What Else Is In This Repo?

While working on this cold start optimization, I ended up building a more comprehensive framework for deploying ComfyUI workflows as APIs on Modal. Here’s what’s included:

API Endpoints Out of the Box

I followed RunPod’s mental model for the API endpoints, which I’ve found to be really intuitive for serverless inference. The endpoints are:

/infer_sync - Run a workflow and wait for results
/infer_async - Queue a workflow and get a job ID
/check_status/{job_id} - Check if a job is done
/cancel/{job_id} - Cancel a running job

One thing that bothered me with Modal is that you have to implement the canceling functionality yourself, and it’s not very obvious how to do it from reading the documentation. After digging through the docs and some trial and error, I ended up with this implementation:

@web_app.post("/cancel/{call_id}")
async def cancel(call_id: str):
    function_call = functions.FunctionCall.from_id(call_id)
    function_call.cancel()
    return {"call_id": call_id}

Having these endpoints ready to go makes it super easy to integrate with frontend applications or other services.

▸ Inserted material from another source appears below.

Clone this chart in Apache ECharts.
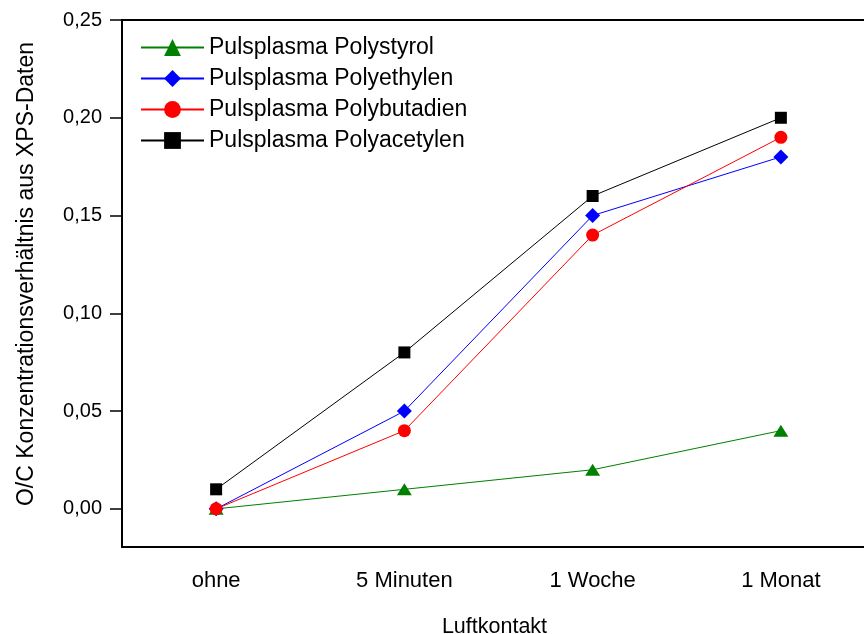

Dynamic Prompt Construction

One of the trickier parts of working with ComfyUI programmatically is constructing those complex workflow JSONs. I built a simple system that lets you:

  1. Export a workflow from the ComfyUI UI
  2. Define which parts should be dynamic in your API
  3. Map API parameters to specific nodes in the workflow

It looks something like this:

def construct_workflow_prompt(input: WorkflowInput) -> dict:
    # Load the base workflow
    with open("/root/prompt.json", "r") as file:
        workflow = json.load(file)

    # Map API inputs to workflow nodes
    values_to_assign = {"6.inputs.text": input.prompt}
    assign_values_if_path_exists(workflow, values_to_assign)

    return workflow

Efficient Model Management

Loading models is another pain point. I used Modal’s volume system to download models directly to volumes, which means:

  1. Models aren’t included in the Docker image (keeping it small)
  2. Models are shared between containers
  3. You only download models once
async def volume_updater():
    await HfModelsVolumeUpdater(models_to_download).update_volume()

image = get_comfy_image(
    volume_updater=volume_updater,
    volume=volume,
)

Custom Node Support

ComfyUI’s ecosystem of custom nodes is one of its strengths, so I made sure to support them. The snapshot.json file lets you specify which custom nodes to install:

{
  "comfyui": "4209edf48dcb72ff73580b7fb19b72b9b8ebba01",
  "git_custom_nodes": {
    "https://github.com/WASasquatch/was-node-suite-comfyui": {
      "hash": "47064894",
      "required": true
    }
  }
}

How To Use It

If you want to try this out yourself:

  1. Clone the repo: git clone https://github.com/tolgaouz/modal-comfy-worker.git
  2. Export your ComfyUI workflow to prompt.json
  3. Update prompt_constructor.py to map your API inputs
  4. Deploy to Modal: modal deploy workflow.py

For the experimental cold start optimization specifically, check out the examples/preload_models_with_snapshotting folder.

Final Thoughts

This project started as a simple attempt to speed up ComfyUI cold starts, but evolved into something more comprehensive. I’m still tweaking things and adding features, but it’s already been super useful for my own projects.

If you’re working with ComfyUI and Modal, give it a try and let me know what you think. And if you have ideas for improvements or run into issues, feel free to open an issue or PR on GitHub.


Note: The experimental memory snapshotting feature works great for my use cases, but I haven’t tested it with every possible ComfyUI custom node or workflow. Your mileage may vary, especially with complex custom nodes that do unusual things during initialization. Always test thoroughly before deploying to production!